[Source code of charts]
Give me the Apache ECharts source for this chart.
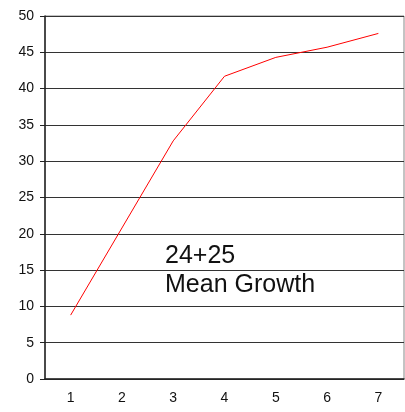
<!DOCTYPE html>
<html><head><meta charset="utf-8">
<script src="https://cdn.jsdelivr.net/npm/echarts@6/dist/echarts.min.js"></script>
<style>html,body{margin:0;padding:0;background:#fff}#c{width:405px;height:412px}</style>
</head><body><div id="c"></div>
<script>
const categories = ['1','2','3','4','5','6','7'];
const meanGrowth = [8.8, 20.8, 32.8, 41.7, 44.3, 45.7, 47.6];
const yMin = 0, yMax = 50, yStep = 5;
const labelLines = ['24+25', 'Mean Growth'];

const chart = echarts.init(document.getElementById('c'), null, {renderer:'canvas'});
const font = 'Liberation Sans, Arial, sans-serif';
chart.setOption({
  animation:false,
  grid:{left:45, right:1, top:16, bottom:33, show:true, borderColor:'#888', borderWidth:1, backgroundColor:'transparent'},
  xAxis:[{
    type:'category', data:categories, boundaryGap:true,
    axisLine:{lineStyle:{color:'#222', width:1.5}},
    axisTick:{alignWithLabel:true, length:4, lineStyle:{color:'#222'}},
    axisLabel:{color:'#111', fontSize:14, fontFamily:font, margin:12},
    splitLine:{show:false}
  },{
    type:'category', data:categories, boundaryGap:true, position:'bottom',
    axisLine:{show:false},
    axisTick:{inside:true, alignWithLabel:true, length:4, lineStyle:{color:'#222'}},
    axisLabel:{show:false}, splitLine:{show:false}
  }],
  yAxis:{
    type:'value', min:yMin, max:yMax, interval:yStep,
    axisLine:{show:true, lineStyle:{color:'#222', width:1.5}},
    axisTick:{show:true, length:5, lineStyle:{color:'#222'}},
    axisLabel:{color:'#111', fontSize:14, fontFamily:font, margin:11},
    splitLine:{show:true, lineStyle:{color:'#333', width:1}}
  },
  series:[{
    type:'line', data:meanGrowth, symbol:'none',
    lineStyle:{color:'#ff0000', width:1}
  }],
  graphic:labelLines.map((t,i)=>({
    type:'text', x:165, y:256 + i*29,
    style:{text:t, font:'25px '+font, fill:'#111', verticalAlign:'middle', align:'left'}
  }))
});
</script></body></html>
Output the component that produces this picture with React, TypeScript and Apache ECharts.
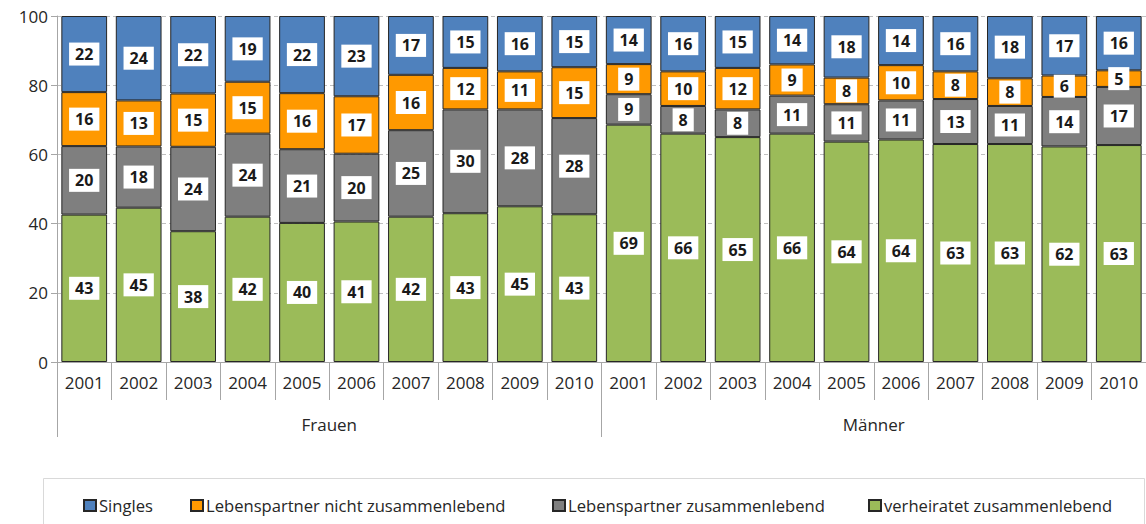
import React, { useEffect, useRef } from "react";
import * as echarts from "echarts";

const years = ["2001", "2002", "2003", "2004", "2005", "2006", "2007", "2008", "2009", "2010"];
const groups = ["Frauen", "Männer"];
const categories = [...years, ...years];

// Frauen 2001-2010, then Männer 2001-2010 (percent, estimated; labels show rounded values)
const verheiratet = [42.6, 44.6, 37.8, 42, 40.2, 40.6, 42, 43, 45, 42.7, 68.6, 66, 65, 66, 63.7, 64.3, 63, 63, 62.3, 62.7];
const lpZusammen = [19.8, 17.7, 24.4, 24, 21.3, 19.6, 25, 30, 28, 27.8, 8.8, 8, 8, 11, 10.8, 11.3, 13, 11, 14.3, 16.8];
const lpNicht = [15.6, 13.3, 15.4, 15, 16.2, 16.6, 16, 12, 11, 14.7, 8.7, 10, 12, 9, 7.7, 10.2, 8, 8, 6.2, 4.8];
const singles = [22.0, 24.4, 22.4, 19, 22.3, 23.2, 17, 15, 16, 14.8, 13.9, 16, 15, 14, 17.8, 14.2, 16, 18, 17.2, 15.7];

const seriesNames = [
  "verheiratet zusammenlebend",
  "Lebenspartner zusammenlebend",
  "Lebenspartner nicht zusammenlebend",
  "Singles",
];
const seriesData = [verheiratet, lpZusammen, lpNicht, singles];
const colors = ["#9bbb59", "#7f7f7f", "#ff9900", "#4f81bd"];

const legendOrder = ["Singles", "Lebenspartner nicht zusammenlebend", "Lebenspartner zusammenlebend", "verheiratet zusammenlebend"];
const legendLeft = [78, 185, 547, 863];

const FONT = "'Open Sans', Lato, sans-serif";

export default function App() {
  const ref = useRef<HTMLDivElement>(null);
  useEffect(() => {
    document.body.style.margin = "0";
    const chart = echarts.init(ref.current!, null, { renderer: "svg" });
    const option: any = {
      animation: false,
      textStyle: { fontFamily: FONT },
      color: colors,
      grid: { left: 57, right: -1, top: 16, bottom: 162, containLabel: false },
      legend: legendOrder.map((name, i) => ({
        data: [name],
        left: legendLeft[i],
        top: 492,
        icon: "rect",
        itemWidth: 12,
        itemHeight: 11,
        itemGap: 6,
        textStyle: { fontSize: 16.6, color: "#262626", fontFamily: FONT, padding: [0, 0, 0, -2] },
        selectedMode: false,
      })),
      xAxis: [
        {
          type: "category",
          data: categories,
          position: "bottom",
          axisLine: { show: true, lineStyle: { color: "#a6a6a6", width: 1 } },
          axisTick: { show: true, interval: 0, length: 38, lineStyle: { color: "#a6a6a6" } },
          axisLabel: { interval: 0, margin: 12, fontSize: 17, color: "#262626", fontFamily: FONT },
          splitLine: { show: false },
        },
        {
          type: "category",
          data: groups,
          position: "bottom",
          axisLine: { show: false },
          axisTick: { show: true, interval: 0, length: 75, lineStyle: { color: "#a6a6a6" } },
          axisLabel: { interval: 0, margin: 54, fontSize: 17, color: "#262626", fontFamily: FONT },
          splitLine: { show: false },
        },
      ],
      yAxis: {
        type: "value",
        min: 0,
        max: 100,
        interval: 20,
        axisLine: { show: true, lineStyle: { color: "#a6a6a6" } },
        axisTick: { show: true, length: 6, lineStyle: { color: "#a6a6a6" } },
        axisLabel: { margin: 9, fontSize: 17, color: "#262626", fontFamily: FONT },
        splitLine: { show: true, lineStyle: { color: "#bfbfbf", type: [4, 3] } },
      },
      series: seriesNames.map((name, i) => ({
        name,
        type: "bar",
        stack: "total",
        xAxisIndex: 0,
        data: seriesData[i],
        barCategoryGap: "16%",
        itemStyle: { color: colors[i], borderColor: "#262626", borderWidth: 1 },
        label: {
          show: true,
          position: "inside",
          formatter: (p: any) => String(Math.round(p.value)),
          fontSize: 16,
          fontWeight: "bold",
          color: "#1a1a1a",
          fontFamily: FONT,
          backgroundColor: "#ffffff",
          padding: [4, 6, 3, 6],
        },
      })),
      graphic: [
        {
          type: "rect",
          shape: { x: 43.5, y: 478.5, width: 1101, height: 60 },
          style: { fill: "none", stroke: "#d9d9d9", lineWidth: 1 },
          silent: true,
        },
      ],
    };
    chart.setOption(option);
    return () => chart.dispose();
  }, []);
  return <div ref={ref} style={{ width: 1146, height: 524 }} />;
}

**Exercise details:** Pictures are excluded. Repeat exactly the lines from the one containing "Output the component" to the one containing "const categories = [...years, ...years];", inclusive.

**Task answer:**
Output the component that produces this picture with React, TypeScript and Apache ECharts.
import React, { useEffect, useRef } from "react";
import * as echarts from "echarts";

const years = ["2001", "2002", "2003", "2004", "2005", "2006", "2007", "2008", "2009", "2010"];
const groups = ["Frauen", "Männer"];
const categories = [...years, ...years];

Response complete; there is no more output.